Recommended Guardrails

Effective governance requires proactive measures to prevent these policies from being created in the first place.

  • Policy as Code Reviews: Integrate automated checks into your CI/CD pipeline to scan Infrastructure as Code (e.g., CloudFormation, Terraform) and reject any templates that contain the Effect: Allow with NotAction combination.
  • Tagging and Ownership: Enforce a strict tagging policy for all IAM roles and policies to ensure clear ownership. This simplifies auditing and accountability when a misconfiguration is found.
  • Centralized Governance: Use AWS Organizations to implement Service Control Policies (SCPs) that can set broad permission boundaries for all accounts, such as denying the creation of policies that use this anti-pattern.
  • Regular Audits: Establish a recurring process to audit IAM policies, paying special attention to those with broad permissions. Use automated tools to flag policies that deviate from best practices.

Provider Notes

AWS

AWS provides several native tools that are essential for identifying and remediating the risks associated with NotAction.

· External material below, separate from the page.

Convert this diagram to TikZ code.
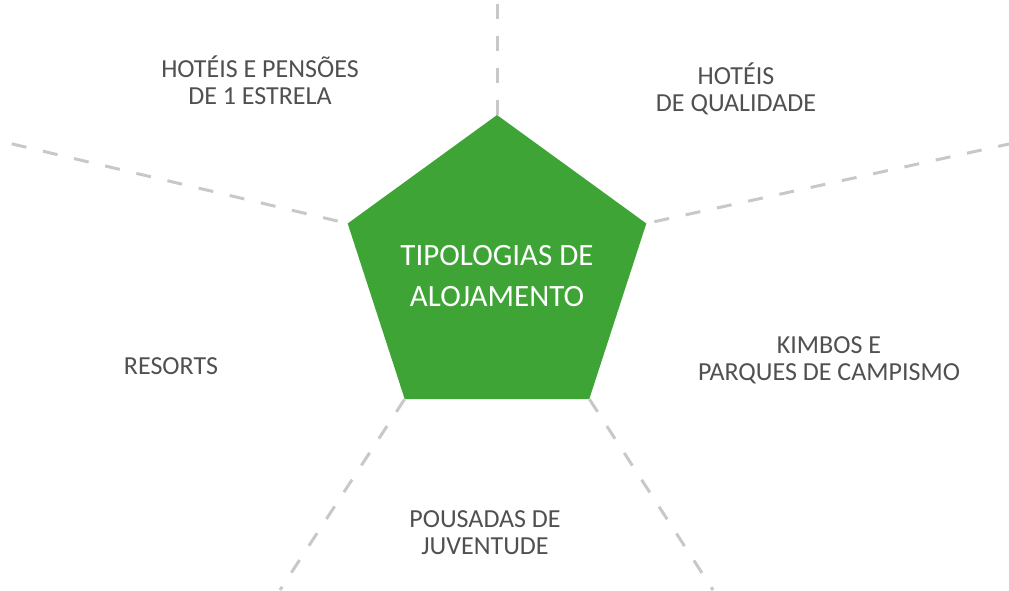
\documentclass[tikz,border=0pt]{standalone}
\usepackage{fontspec}
\setmainfont{Carlito}
\usepackage{tikz}
\usetikzlibrary{shapes.geometric,positioning}
\definecolor{alojGreen}{RGB}{62,164,53}
\definecolor{alojGrey}{RGB}{80,80,80}
\definecolor{alojDash}{RGB}{200,200,200}
\tikzset{
  guide/.style={draw=alojDash, line width=3pt, dash pattern=on 15pt off 17pt},
  tipo/.style={text=alojGrey, align=center, inner sep=0pt,
    font=\fontsize{26}{27}\selectfont}
}

\begin{document}
\begin{tikzpicture}[x=1pt,y=-1pt]
    \useasboundingbox (0,0) rectangle (1009,590);

    % Pentagon
    \node[regular polygon, regular polygon sides=5, minimum size=314pt,
          fill=alojGreen, text=white, align=center, inner sep=0pt,
          font=\fontsize{31}{41}\selectfont]
          (pent) at (497,272) {};
    \node[text=white, align=center, inner sep=0pt,
          font=\fontsize{31}{41}\selectfont]
          (title) at (497,276) {TIPOLOGIAS DE\\ALOJAMENTO};

    % Outer ends of the dashed guides
    \coordinate (endTop) at (497,0);
    \coordinate (endLeft) at (0,141);
    \coordinate (endRight) at (1009,144);
    \coordinate (endBL) at (280,590);
    \coordinate (endBR) at (713,590);

    % Dashed guides
    \draw[guide] (pent.corner 1) -- (endTop);
    \draw[guide, shorten <=10pt] (pent.corner 2) -- (endLeft);
    \draw[guide] (pent.corner 3) -- (endBL);
    \draw[guide] (pent.corner 4) -- (endBR);
    \draw[guide, shorten <=8pt] (pent.corner 5) -- (endRight);

    % Labels
    \node[tipo] (umaEstrela) at (260,80) {HOTÉIS E PENSÕES\\DE 1 ESTRELA};
    \node[tipo] (qualidade) at (736,89) {HOTÉIS\\DE QUALIDADE};
    \node[tipo] (kimbos) at (829,360) {KIMBOS E\\PARQUES DE CAMPISMO};
    \node[tipo] (resorts) at (171,366) {RESORTS};
    \node[tipo] (pousadas) at (485,533) {POUSADAS DE\\JUVENTUDE};

\end{tikzpicture}
\end{document}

  • AWS IAM Access Advisor is crucial for understanding which permissions are actually being used by an IAM role or user. This data helps you confidently remove idle permissions and scope down policies.
  • AWS IAM Policy Simulator allows you to test how a new, more restrictive policy will behave before deploying it, reducing the risk of disrupting production workflows.
  • Service Control Policies (SCPs) act as powerful guardrails at the organizational level, enabling you to prevent the creation of overly permissive IAM policies across all of your AWS accounts.

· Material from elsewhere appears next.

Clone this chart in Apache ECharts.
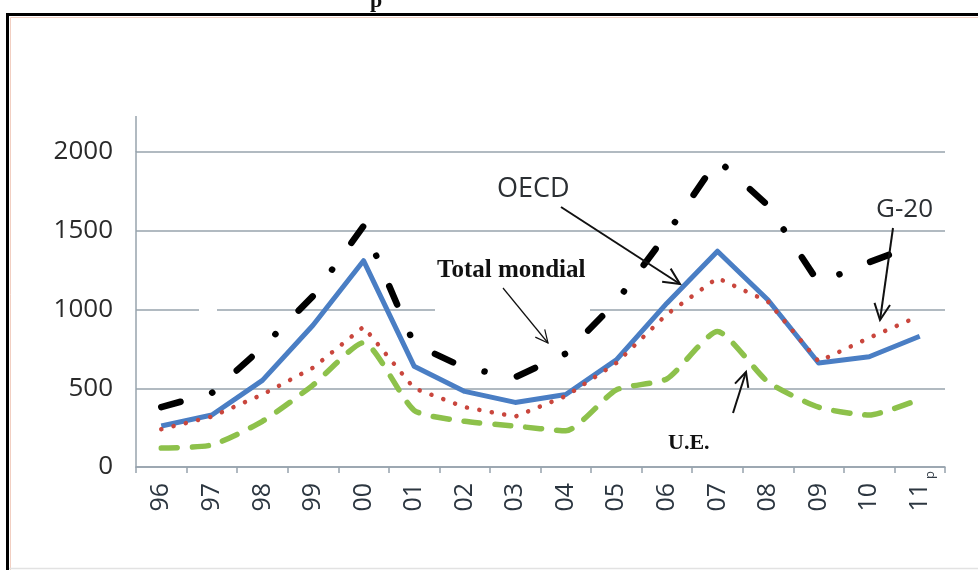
<!DOCTYPE html>
<html>
<head>
<meta charset="utf-8">
<script src="https://cdn.jsdelivr.net/npm/echarts@6/dist/echarts.min.js"></script>
<style>html,body{margin:0;padding:0;background:#fff}#c{width:978px;height:570px}</style>
</head>
<body>
<div id="c"></div>
<script>
const categories = ['96','97','98','99','00','01','02','03','04','05','06','07','08','09','10','11'];
const totalMondial = [380,470,760,1085,1530,780,630,570,720,1050,1480,1950,1660,1170,1300,1420];
const oecd = [260,330,550,900,1310,640,480,410,460,680,1040,1370,1060,660,700,830];
const g20 = [240,320,460,630,890,500,380,320,450,660,970,1200,1050,670,820,960];
const ue = [120,140,290,520,790,360,290,260,230,490,560,860,540,380,330,430];
const yTicks = [0,500,1000,1500,2000];

const axisGray = '#97a3ad';
const chart = echarts.init(document.getElementById('c'), null, {renderer:'canvas'});

function arrow(x1,y1,x2,y2,w,head){
  const a = Math.atan2(y2-y1,x2-x1);
  const s = 0.45;
  const p1 = [x2 - head*Math.cos(a-s), y2 - head*Math.sin(a-s)];
  const p2 = [x2 - head*Math.cos(a+s), y2 - head*Math.sin(a+s)];
  return [
    {type:'line', z:10, shape:{x1:x1,y1:y1,x2:x2,y2:y2}, style:{stroke:'#111',lineWidth:w}},
    {type:'polyline', z:10, shape:{points:[p1,[x2,y2],p2]}, style:{stroke:'#111',lineWidth:w,fill:null}}
  ];
}

const graphics = [
  {type:'polyline', z:0, shape:{points:[[7.5,575],[7.5,14.5],[990,14.5]]}, style:{stroke:'#000',lineWidth:3,fill:null}},
  {type:'polyline', z:0, shape:{points:[[10.5,575],[10.5,17.5],[990,17.5]]}, style:{stroke:'#f2cfc2',lineWidth:1,fill:null}},
  {type:'line', z:0, shape:{x1:9,y1:568.5,x2:978,y2:568.5}, style:{stroke:'#e2e2e2',lineWidth:1.5}},
  {type:'text', z:10, left:370, top:-10, style:{text:'p', font:'bold 22px "Liberation Serif"', fill:'#111'}},
  {type:'line', z:1, shape:{x1:136,y1:116,x2:136,y2:152}, style:{stroke:axisGray,lineWidth:1.5}},
  {type:'rect', z:1, shape:{x:199,y:303,width:18,height:14}, style:{fill:'#fff'}},
  {type:'rect', z:1, shape:{x:435,y:303,width:155,height:14}, style:{fill:'#fff'}},
  {type:'text', z:10, left:497, top:176, style:{text:'OECD', font:'27px "Open Sans"', fill:'#2b2f33'}},
  {type:'text', z:10, left:876, top:197, style:{text:'G-20', font:'26px "Open Sans"', fill:'#2b2f33'}},
  {type:'text', z:10, left:437, top:258, style:{text:'Total mondial', font:'bold 25px "Liberation Serif"', fill:'#111'}},
  {type:'text', z:10, left:668, top:432, style:{text:'U.E.', font:'bold 22px "Liberation Serif"', fill:'#111'}},
  {type:'text', z:10, left:924, top:471, rotation:Math.PI/2, style:{text:'p', font:'13px "Open Sans"', fill:'#333d47'}}
].concat(
  arrow(561,207,680,284,2,18),
  arrow(893,228,880,320,2,18),
  arrow(503,288,548,343,1.2,14),
  arrow(733,413,746,372,2,16)
);

chart.setOption({
  animation:false,
  backgroundColor:'#fff',
  grid:{left:136,right:33,top:152,bottom:103,containLabel:false},
  xAxis:{
    type:'category', data:categories, boundaryGap:true,
    axisLine:{show:true,lineStyle:{color:axisGray,width:1.5}},
    axisTick:{show:true,length:6,lineStyle:{color:axisGray,width:1.5}},
    axisLabel:{rotate:90, margin:16, fontFamily:'Open Sans', fontSize:25, color:'#2c3640', interval:0},
    splitLine:{show:false}
  },
  yAxis:{
    type:'value', min:0, max:2000, interval:500,
    axisLine:{show:true,lineStyle:{color:axisGray,width:1.5}},
    axisTick:{show:false},
    axisLabel:{margin:23, fontFamily:'Open Sans', fontSize:26, color:'#2a2a2a',
      formatter:function(v){ return yTicks.indexOf(v)>=0 ? String(v) : ''; }},
    splitLine:{show:true,lineStyle:{color:axisGray,width:1.5}}
  },
  series:[
    {name:'U.E.', type:'line', data:ue, symbol:'none', smooth:0.2, z:3,
      lineStyle:{color:'#8dc14b', width:5.5, type:[16,15], cap:'round', join:'round'}},
    {name:'G-20', type:'line', data:g20, symbol:'none', z:4,
      lineStyle:{color:'#c9463d', width:4.5, type:[0.1,12.5], cap:'round', join:'round'}},
    {name:'OECD', type:'line', data:oecd, symbol:'none', z:3,
      lineStyle:{color:'#4a7ec4', width:5, type:'solid', join:'round'}},
    {name:'Total mondial', type:'line', data:totalMondial, symbol:'none', z:5,
      lineStyle:{color:'#000', width:6.5, type:[20,33,0.1,33], cap:'round', join:'round'}}
  ],
  graphic:graphics
});
</script>
</body>
</html>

Binadox Operational Playbook

Binadox Insight: The Allow with NotAction pattern creates a silent, expanding attack surface. Every new AWS service launch automatically increases your security risk without you changing a single line of code. This represents a fundamental breakdown in cloud governance and cost containment.

Binadox Checklist:

  • Systematically scan all IAM policies (both customer-managed and inline) for the Effect: Allow and NotAction combination.
  • Prioritize remediation based on the sensitivity of the resources the attached identity can access.
  • Use IAM Access Advisor to gather usage data for identities with flagged policies.
  • Draft new, replacement policies based on the principle of least privilege, explicitly allowing only the actions required.
  • Test the new policies using the IAM Policy Simulator before deployment.
  • Implement SCPs or CI/CD checks to prevent this misconfiguration from recurring.

Binadox KPIs to Track:

  • Percentage of IAM policies that use an explicit-allow model.
  • Mean Time to Remediate (MTTR) for high-risk IAM policy misconfigurations.
  • Number of active IAM principals with permissions for services they have never accessed.
  • Reduction in security findings related to excessive permissions in quarterly audits.

Binadox Common Pitfalls:

  • Replacing the risky policy without first analyzing actual usage, leading to production outages.
  • Ignoring legacy policies under the assumption they are "not in use," leaving a potential backdoor open.
  • Focusing only on user-attached policies and forgetting to audit policies attached to roles, especially service roles.
  • "Fixing" the policy by simply adding more actions to the NotAction list instead of migrating to an explicit-allow model.

Conclusion

The use of Effect: Allow with NotAction in AWS IAM policies is a dangerous anti-pattern that trades short-term convenience for long-term risk. It creates a fragile and unpredictable security environment that is incompatible with modern FinOps and governance principles.

The path to remediation is clear: transition from a negative, blacklist-based security model to a positive, whitelist-based one. By identifying these policies, analyzing actual usage, and replacing them with policies that grant only the necessary permissions, you can strengthen your security posture, reduce financial risk, and build a more resilient and manageable AWS environment.